[DigitalToday reporter Daegeon Seok] Nvidia has declared it will mass-produce its next-generation AI chip, Rubin, bringing competition in the HBM4 supply chain into full swing. SK Hynix is seen as likely to have secured the initial shipments, but the landscape could change in the mass-production phase. February will be a turning point as Samsung Electronics’ participation in the supply chain is decided.
An early production announcement for Rubin, a next-generation GPU architecture that follows Blackwell, has sped up the HBM4 supply race. Nvidia CEO Jensen Huang unveiled the next AI computing architecture, Rubin, at CES 2026 on Jan. 5 (local time) and declared it was entering full-scale mass production. Nvidia has typically announced new products at GTC, its developers conference, in March or April, but it has moved the schedule up to January, leading to the assumption that the selection of initial suppliers has already been completed.
SK Hynix is the leading candidate to supply the initial volumes. SK Hynix officially announced in September last year that it had completed development of HBM4, the first in the world, and built a mass-production system. At the time, the company said it had succeeded in developing HBM4, which would drive a new AI era, and had built the world’s first mass-production system, adding it had once again proven its AI memory technology leadership in the global market.

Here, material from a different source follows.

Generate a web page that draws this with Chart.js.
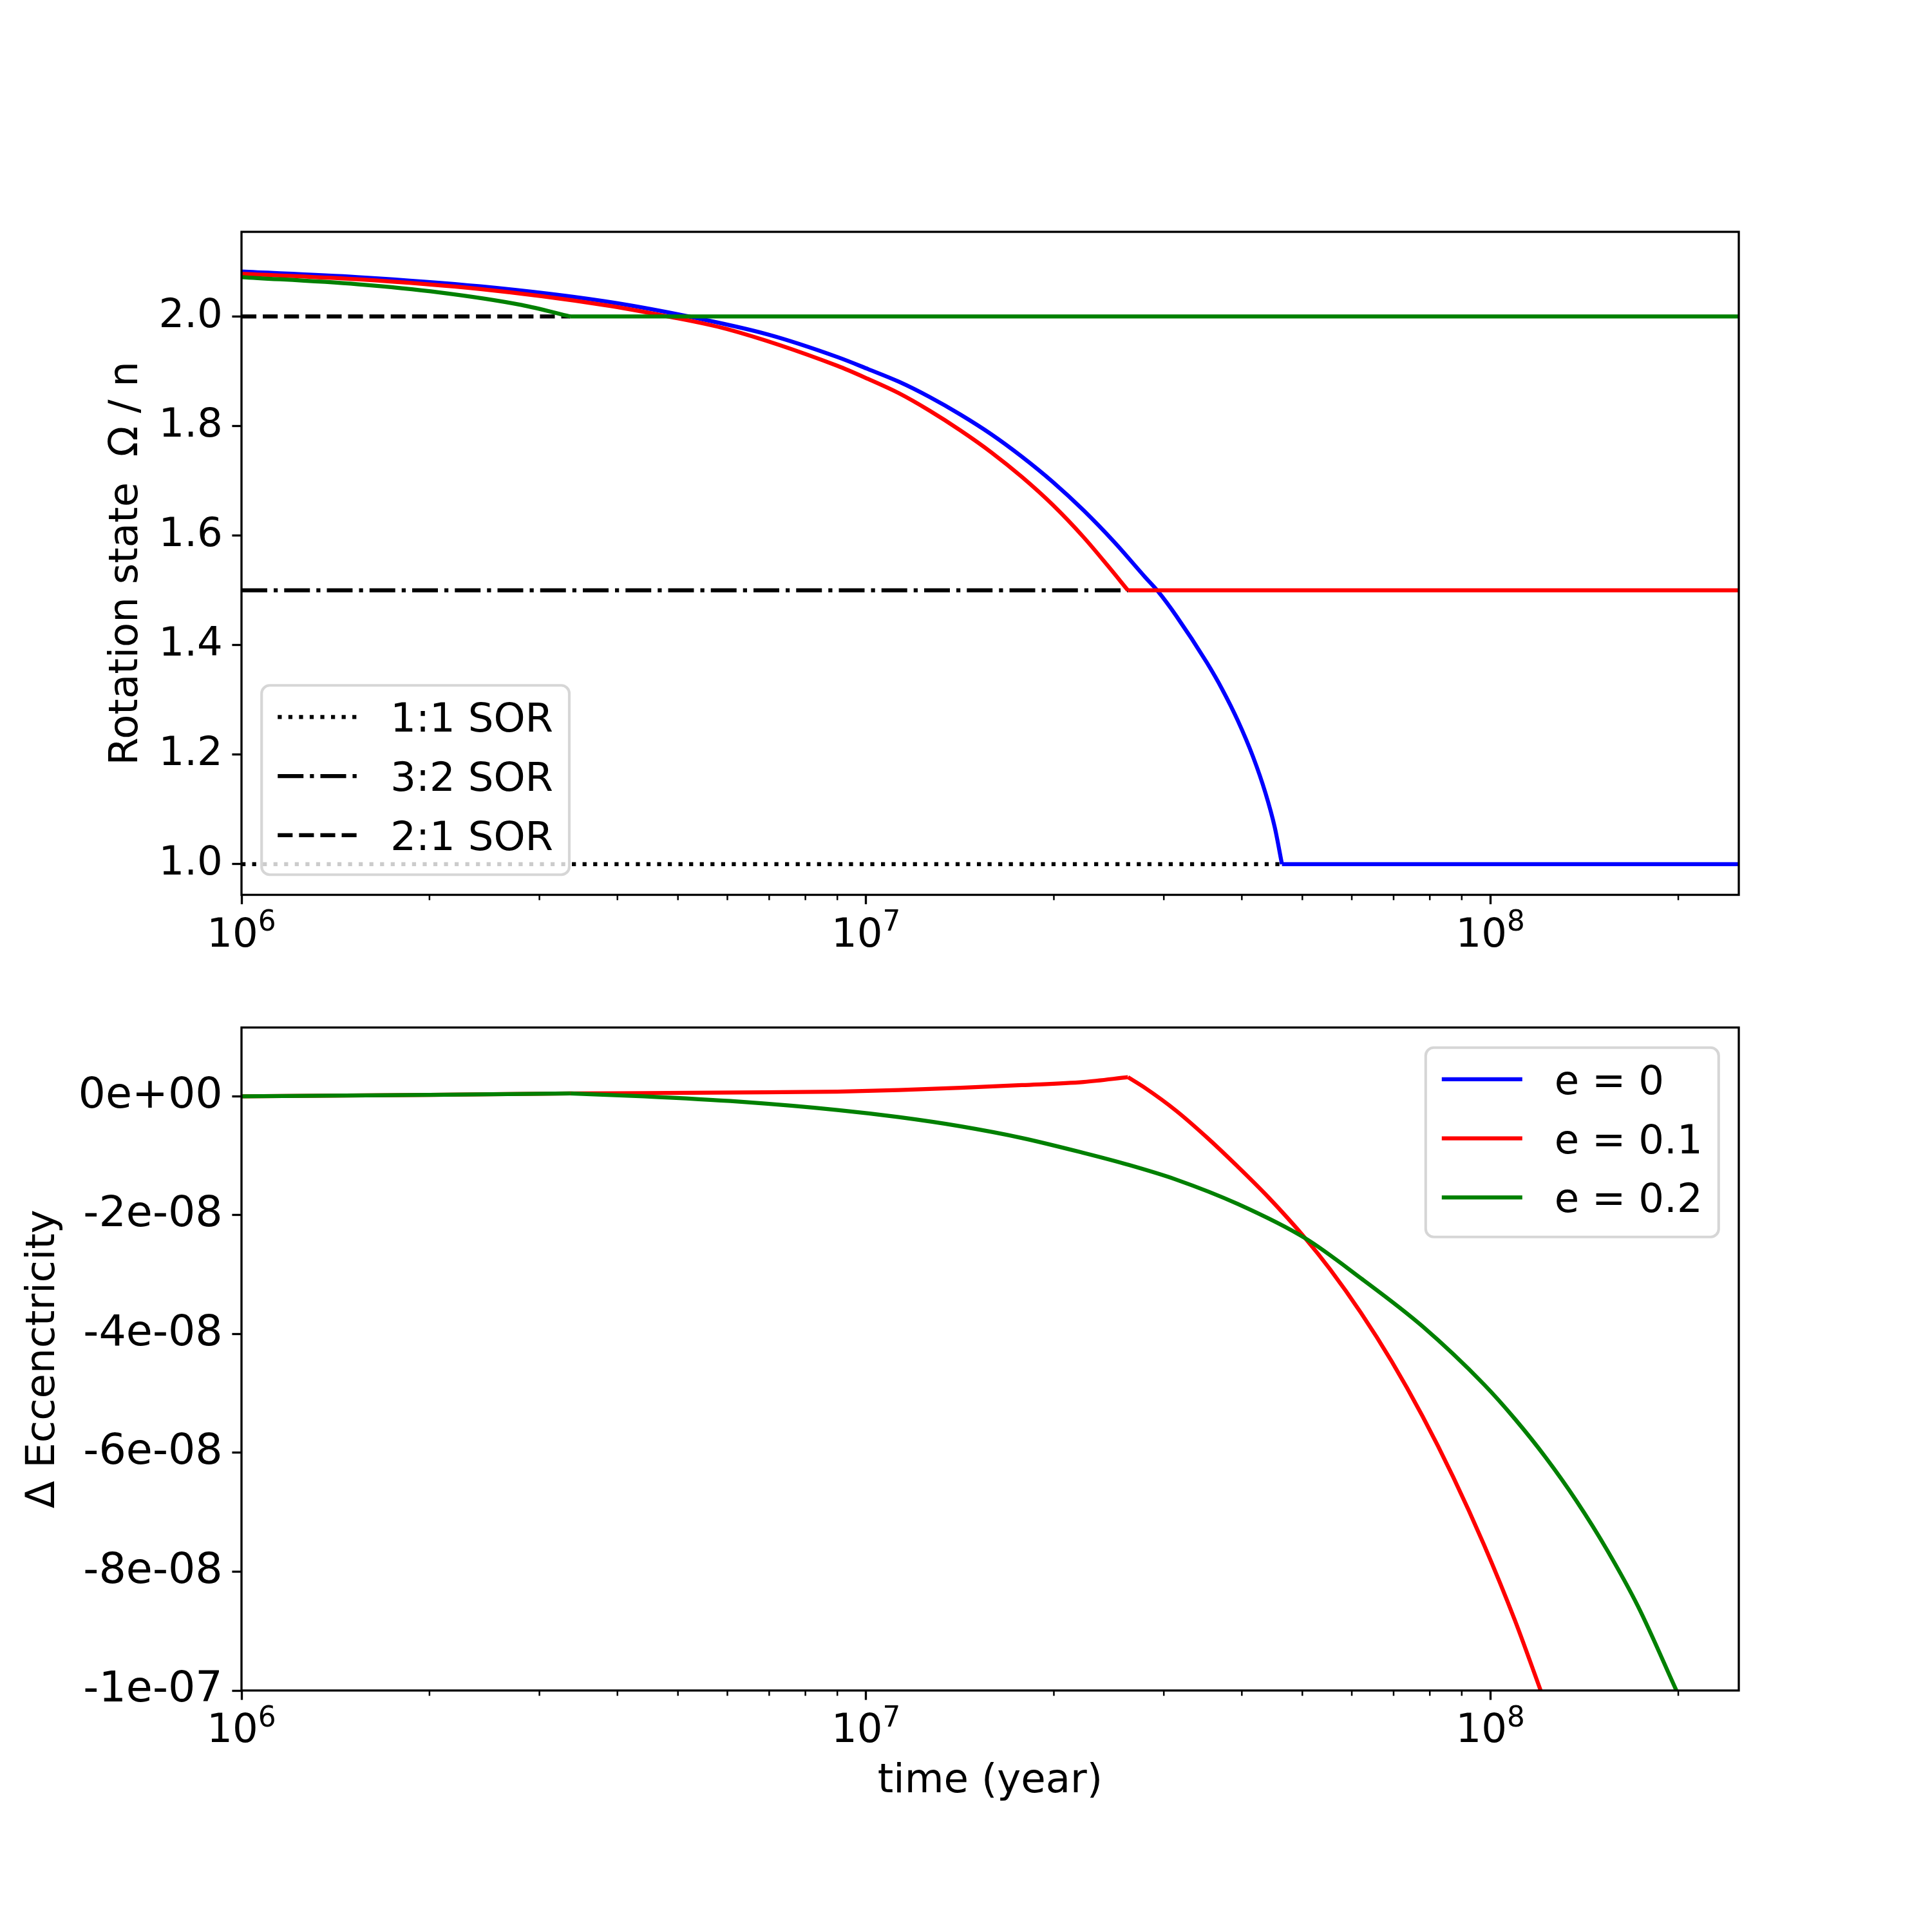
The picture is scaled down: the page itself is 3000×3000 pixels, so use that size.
<!DOCTYPE html>
<html>
<head>
<meta charset="utf-8">
<script src="https://cdn.jsdelivr.net/npm/chart.js@4.4.1/dist/chart.umd.min.js"></script>
<style>
  html, body { margin: 0; padding: 0; background: #fff; }
  #wrap { position: relative; width: 3000px; height: 3000px; background: #fff; }
  canvas { position: absolute; left: 0; }
</style>
</head>
<body>
<div id="wrap">
  <canvas id="rotChart" width="3000" height="1500" style="top:0"></canvas>
  <canvas id="eccChart" width="3000" height="1500" style="top:1500px"></canvas>
</div>
<script>
// ---- rotation state (top panel) ----
const blueTime  = [1e6, 1.533e6, 2.415e6, 3.805e6, 5.152e6, 6.975e6, 9.0e6, 1.008e7, 1.129e7, 1.265e7, 1.417e7, 1.588e7, 1.778e7, 1.992e7, 2.232e7, 2.5e7, 2.801e7, 2.932e7, 3.138e7, 3.516e7, 3.722e7, 3.938e7, 4.169e7, 4.364e7, 4.515e7, 4.638e7, 2.5e8];
const blueRot   = [2.082, 2.072, 2.055, 2.028, 2.001, 1.967, 1.926, 1.904, 1.881, 1.853, 1.821, 1.785, 1.744, 1.698, 1.646, 1.588, 1.524, 1.499, 1.454, 1.368, 1.319, 1.263, 1.196, 1.130, 1.068, 1.0, 1.0];
const blueBreaks = [25];   // capture into 1:1

const redTime   = [1e6, 1.533e6, 2.415e6, 3.805e6, 4.775e6, 5.995e6, 9.0e6, 1.008e7, 1.129e7, 1.265e7, 1.417e7, 1.588e7, 1.778e7, 1.992e7, 2.232e7, 2.444e7, 2.628e7, 2.5e8];
const redRot    = [2.078, 2.068, 2.050, 2.021, 2.001, 1.977, 1.910, 1.886, 1.860, 1.828, 1.792, 1.752, 1.707, 1.656, 1.597, 1.544, 1.5, 1.5];
const redBreaks = [16];    // capture into 3:2

const greenTime = [1e6, 1.533e6, 2.076e6, 2.811e6, 3.362e6, 2.5e8];
const greenRot  = [2.072, 2.059, 2.044, 2.021, 2.0, 2.0];
const greenBreaks = [4];   // capture into 2:1

// spin-orbit resonance levels
const sor11Time = [1e6, 4.638e7], sor11Rot = [1.0, 1.0];
const sor32Time = [1e6, 2.628e7], sor32Rot = [1.5, 1.5];
const sor21Time = [1e6, 3.362e6], sor21Rot = [2.0, 2.0];

// ---- delta eccentricity (bottom panel) ----
const eccBlueTime  = [];
const eccBlue      = [];
const eccRedTime   = [1e6, 2e6, 3.362e6, 4.41e6, 6.27e6, 9.0e6, 1.129e7, 1.417e7, 1.778e7, 2.232e7, 2.628e7, 2.801e7, 3.138e7, 3.516e7, 3.938e7, 4.413e7, 5.056e7, 5.537e7, 6.203e7, 6.95e7, 7.785e7, 8.724e7, 9.772e7, 1.095e8, 1.204e8];
const eccRed       = [0, 2.5e-10, 5e-10, 5.5e-10, 6.5e-10, 8.0e-10, 1.07e-9, 1.43e-9, 1.89e-9, 2.42e-9, 3.23e-9, 1.40e-9, -2.40e-9, -6.9e-9, -1.18e-8, -1.70e-8, -2.39e-8, -2.91e-8, -3.64e-8, -4.46e-8, -5.38e-8, -6.41e-8, -7.55e-8, -8.82e-8, -1.0e-7];
const eccRedBreaks = [10];
const eccGreenTime = [1e6, 2e6, 3.362e6, 4.41e6, 6.27e6, 9.0e6, 1.129e7, 1.417e7, 1.778e7, 2.232e7, 2.628e7, 3.138e7, 3.938e7, 5.056e7, 6.203e7, 7.785e7, 9.772e7, 1.095e8, 1.227e8, 1.374e8, 1.539e8, 1.725e8, 1.986e8];
const eccGreen     = [0, 2.5e-10, 5e-10, 0, -9e-10, -2.3e-9, -3.5e-9, -5.04e-9, -7.01e-9, -9.52e-9, -1.15e-8, -1.40e-8, -1.81e-8, -2.39e-8, -3.06e-8, -3.87e-8, -4.85e-8, -5.43e-8, -6.08e-8, -6.81e-8, -7.64e-8, -8.59e-8, -1.0e-7];
const eccGreenBreaks = [2];

// ticks
const decadeTicks = [1e6, 1e7, 1e8];
const rotTicks = [1.0, 1.2, 1.4, 1.6, 1.8, 2.0];
const eccTicks = [0, -2e-8, -4e-8, -6e-8, -8e-8, -1e-7];

const FS = 62.5;   // 15pt at 300 dpi
const LW = 6.25;   // 1.5pt
const FONT = '"DejaVu Sans"';

Chart.defaults.font.family = FONT;
Chart.defaults.font.size = FS;
Chart.defaults.color = '#000';

const pts = (xs, ys) => xs.map((x, i) => ({x: x, y: ys[i]}));

const line = (label, xs, ys, color, extra) => Object.assign({
    label: label,
    data: pts(xs, ys),
    borderColor: color,
    backgroundColor: color,
    borderWidth: LW,
    pointRadius: 0,
    cubicInterpolationMode: 'monotone',
    fill: false,
    borderJoinStyle: 'round',
    clip: 0
}, extra || {});

// one series split at its kinks so the smoothing keeps the corners sharp
function series(label, xs, ys, breaks, color, extra) {
    const cuts = [0].concat(breaks, [xs.length - 1]);
    const out = [];
    for (let k = 0; k < cuts.length - 1; k++) {
        const a = cuts[k], b = cuts[k + 1];
        out.push(line(label, xs.slice(a, b + 1), ys.slice(a, b + 1), color, extra));
    }
    return out;
}

// spines, minor ticks, 10^n labels and the legend box
const frame = {
    id: 'frame',
    afterDatasetsDraw(chart, args, opts) {
        const ctx = chart.ctx;
        const a = chart.chartArea;
        const x = chart.scales.x;
        ctx.save();
        ctx.strokeStyle = '#000';
        ctx.lineWidth = 2.5;
        ctx.beginPath();
        for (let d = 6; d <= 8; d++) {
            for (let m = 2; m <= 9; m++) {
                const v = m * Math.pow(10, d);
                if (v > x.max) continue;
                const px = x.getPixelForValue(v);
                ctx.moveTo(px, a.bottom);
                ctx.lineTo(px, a.bottom + 8.33);
            }
        }
        ctx.stroke();

        ctx.fillStyle = '#000';
        ctx.textBaseline = 'alphabetic';
        ctx.textAlign = 'left';
        decadeTicks.forEach(v => {
            const n = String(Math.round(Math.log10(v)));
            const px = x.getPixelForValue(v);
            ctx.font = FS + 'px ' + FONT;
            const w1 = ctx.measureText('10').width;
            ctx.font = (FS * 0.7) + 'px ' + FONT;
            const w2 = ctx.measureText(n).width;
            const x0 = px - (w1 + w2) / 2;
            ctx.font = FS + 'px ' + FONT;
            ctx.fillText('10', x0, a.bottom + 80);
            ctx.font = (FS * 0.7) + 'px ' + FONT;
            ctx.fillText(n, x0 + w1, a.bottom + 55.7);
        });

        ctx.lineWidth = 3.33;
        ctx.strokeRect(a.left, a.top, a.right - a.left, a.bottom - a.top);

        const lg = opts.legend;
        if (lg) {
            ctx.font = FS + 'px ' + FONT;
            const ds = lg.items.map(name => chart.data.datasets.find(d => d.label === name));
            const textW = Math.max(...ds.map(d => ctx.measureText(d.label).width));
            const pad = 0.4 * FS, hl = 2 * FS, htp = 0.8 * FS, rowH = 0.968 * FS, sp = 0.5 * FS, axp = 0.5 * FS;
            const w = 2 * pad + hl + htp + textW;
            const h = 2 * pad + ds.length * rowH + (ds.length - 1) * sp;
            let left, top;
            if (lg.corner === 'lowerleft') {
                left = a.left + axp; top = a.bottom - axp - h;
            } else {
                left = a.right - axp - w; top = a.top + axp;
            }
            ctx.beginPath();
            ctx.roundRect(left, top, w, h, 0.2 * FS);
            ctx.fillStyle = 'rgba(255,255,255,0.8)';
            ctx.fill();
            ctx.lineWidth = 4.17;
            ctx.strokeStyle = 'rgba(204,204,204,0.8)';
            ctx.stroke();
            ds.forEach((d, i) => {
                const rowTop = top + pad + i * (rowH + sp);
                const ly = rowTop + 24;
                ctx.beginPath();
                ctx.setLineDash(d.borderDash || []);
                ctx.strokeStyle = d.borderColor;
                ctx.lineWidth = d.borderWidth;
                ctx.moveTo(left + pad, ly);
                ctx.lineTo(left + pad + hl, ly);
                ctx.stroke();
                ctx.setLineDash([]);
                ctx.fillStyle = '#000';
                ctx.fillText(d.label, left + pad + hl + htp, rowTop + 47);
            });
        }
        ctx.restore();
    }
};

const tickGrid = { drawOnChartArea: false, drawTicks: true, tickLength: 14.6, tickWidth: 3.33, tickColor: '#000' };

function xAxis(height, title) {
    return {
        type: 'logarithmic',
        min: 1e6,
        max: 2.5e8,
        afterBuildTicks: s => { s.ticks = decadeTicks.map(v => ({value: v})); },
        afterFit: s => { s.height = height; },
        grid: tickGrid,
        border: { display: false },
        ticks: { callback: () => '', autoSkip: false, maxRotation: 0 },
        title: title || { display: false }
    };
}

function yAxis(min, max, ticks, fmt, fontSize, title, titlePad) {
    return {
        type: 'linear',
        min: min,
        max: max,
        afterBuildTicks: s => { s.ticks = ticks.map(v => ({value: v})); },
        afterFit: s => { s.width = 375; },
        grid: tickGrid,
        border: { display: false },
        ticks: { padding: 14.6, callback: fmt, font: { size: fontSize } },
        title: { display: true, text: title, font: { size: FS }, padding: { top: titlePad, bottom: 0 } }
    };
}

const common = {
    responsive: false,
    animation: false,
    devicePixelRatio: 1,
    events: []
};

new Chart(document.getElementById('rotChart'), {
    type: 'line',
    data: {
        datasets: [].concat(
            series('e = 0', blueTime, blueRot, blueBreaks, '#0000ff', { order: 3 }),
            series('e = 0.1', redTime, redRot, redBreaks, '#ff0000', { order: 2 }),
            series('e = 0.2', greenTime, greenRot, greenBreaks, '#008000', { order: 1 }),
            [
                line('1:1 SOR', sor11Time, sor11Rot, '#000000', { order: 4, borderDash: [6.25, 10.3] }),
                line('3:2 SOR', sor32Time, sor32Rot, '#000000', { order: 4, borderDash: [40, 10, 6.25, 10] }),
                line('2:1 SOR', sor21Time, sor21Rot, '#000000', { order: 4, borderDash: [23.1, 10] })
            ]
        )
    },
    options: Object.assign({}, common, {
        layout: { padding: { top: 360, right: 300, left: 0, bottom: 0 } },
        scales: {
            x: xAxis(110.5),
            y: yAxis(0.9441, 2.1546, rotTicks, v => v.toFixed(1), FS, 'Rotation state  Ω / n', 159.5)
        },
        plugins: {
            legend: { display: false },
            tooltip: { enabled: false },
            frame: { legend: { items: ['1:1 SOR', '3:2 SOR', '2:1 SOR'], corner: 'lowerleft' } }
        }
    }),
    plugins: [frame]
});

const expFmt = v => v.toExponential(0).replace(/e([+-])(\d)$/, 'e$10$2');

new Chart(document.getElementById('eccChart'), {
    type: 'line',
    data: {
        datasets: [].concat(
            [line('e = 0', eccBlueTime, eccBlue, '#0000ff', { order: 3 })],
            series('e = 0.1', eccRedTime, eccRed, eccRedBreaks, '#ff0000', { order: 2 }),
            series('e = 0.2', eccGreenTime, eccGreen, eccGreenBreaks, '#008000', { order: 1 })
        )
    },
    options: Object.assign({}, common, {
        layout: { padding: { top: 95.5, right: 300, left: 0, bottom: 0 } },
        scales: {
            x: xAxis(375, { display: true, text: 'time (year)', padding: { top: 0, bottom: 195.5 } }),
            y: yAxis(-1e-7, 1.159e-8, eccTicks, expFmt, 66.7, 'Δ Eccenctricity', 30)
        },
        plugins: {
            legend: { display: false },
            tooltip: { enabled: false },
            frame: { legend: { items: ['e = 0', 'e = 0.1', 'e = 0.2'], corner: 'upperright' } }
        }
    }),
    plugins: [frame]
});
</script>
</body>
</html>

According to SK Hynix, the HBM4 for which it has now established a mass-production system applies 2,048 data I/O channels, double the previous generation, doubling bandwidth and raising power efficiency by more than 40 percent. The company explained it minimized risks in the production process by using its proprietary advanced MR-MUF process, which has proven stable in the market, and its 10-nanometer-class fifth-generation (1bnm) DRAM technology.
The variable is February. There is a time gap between initial production and high-volume manufacturing, when volumes are supplied to the market in earnest, and the turning point is February. Because initial volumes alone cannot meet demand from global big tech, February is when yields on production lines are raised to increase volumes. Samsung Electronics’ entry into the supply chain is expected to be decided at that point.
For Samsung Electronics, February is effectively a deadline to join the HBM4 high-volume production line. Micron has already said on a recent earnings call that it had completed pricing and volume contracts for all HBM in 2026, including HBM4, and that HBM4 was expected to enter full-scale mass production in the second quarter of 2026. Micron forecast HBM4 would show faster yield improvement than HBM3E and presented a 2028 HBM TAM estimate of 100 billion dollars. That exceeds the size of the entire DRAM market in 2024.
Samsung Electronics has enough chance to turn things around. A bottleneck at TSMC’s packaging lines is a variable. If Samsung Electronics proposes a one-stop supply that links memory (HBM4) and packaging, it could play a relief role by filling shortages that cannot be met with SK Hynix volumes alone.
Inside SK Hynix and Samsung as HBM4 high-volume production nears
SK Hynix is also aware of uncertainty in the high-volume production phase. In an explanation titled “Regarding investment in semiconductor plant construction” released through its newsroom on Dec. 24 last year, SK Hynix said the most important factors in semiconductor plant construction are not only the size of funding but also how quickly funding can be secured to make investment decisions. It added that, as in Japan’s case, when the government and the private sector can raise funds quickly through various methods, the period up to construction and operation can be greatly shortened.
On the surface, it emphasized the need to improve investment regulations, but it also reflects concern that the pace of expanding production capacity in the HBM4 high-volume phase could lag competitors. With investment costs for a 10,000-pyeong cleanroom rising from about 7.5 trillion won in 2019 to about 20 trillion won in 2025 for Cheongju’s M15X, the speed of raising funds directly translates into market share.
Unlike before, the exponential increase in demand in the global AI infrastructure market means the HBM race no longer ends with securing initial volumes. That indicates SK Hynix’s dominance in the HBM market could be shaken at the high-volume production stage. Ultimately, the share of entry into the Rubin platform is expected to determine future market leadership.
The key will be how quickly the high-volume production system can be stabilized after the second quarter, when HBM4 demand picks up in earnest. February will be a turning point for whether SK Hynix continues to dominate this year and whether Samsung Electronics secures a chance to turn the tables. An industry official said, “HBM4 has become a game where production speed is as important as technological capability.” The official added, “After February, who first establishes a stable high-volume production system will affect full-year results.”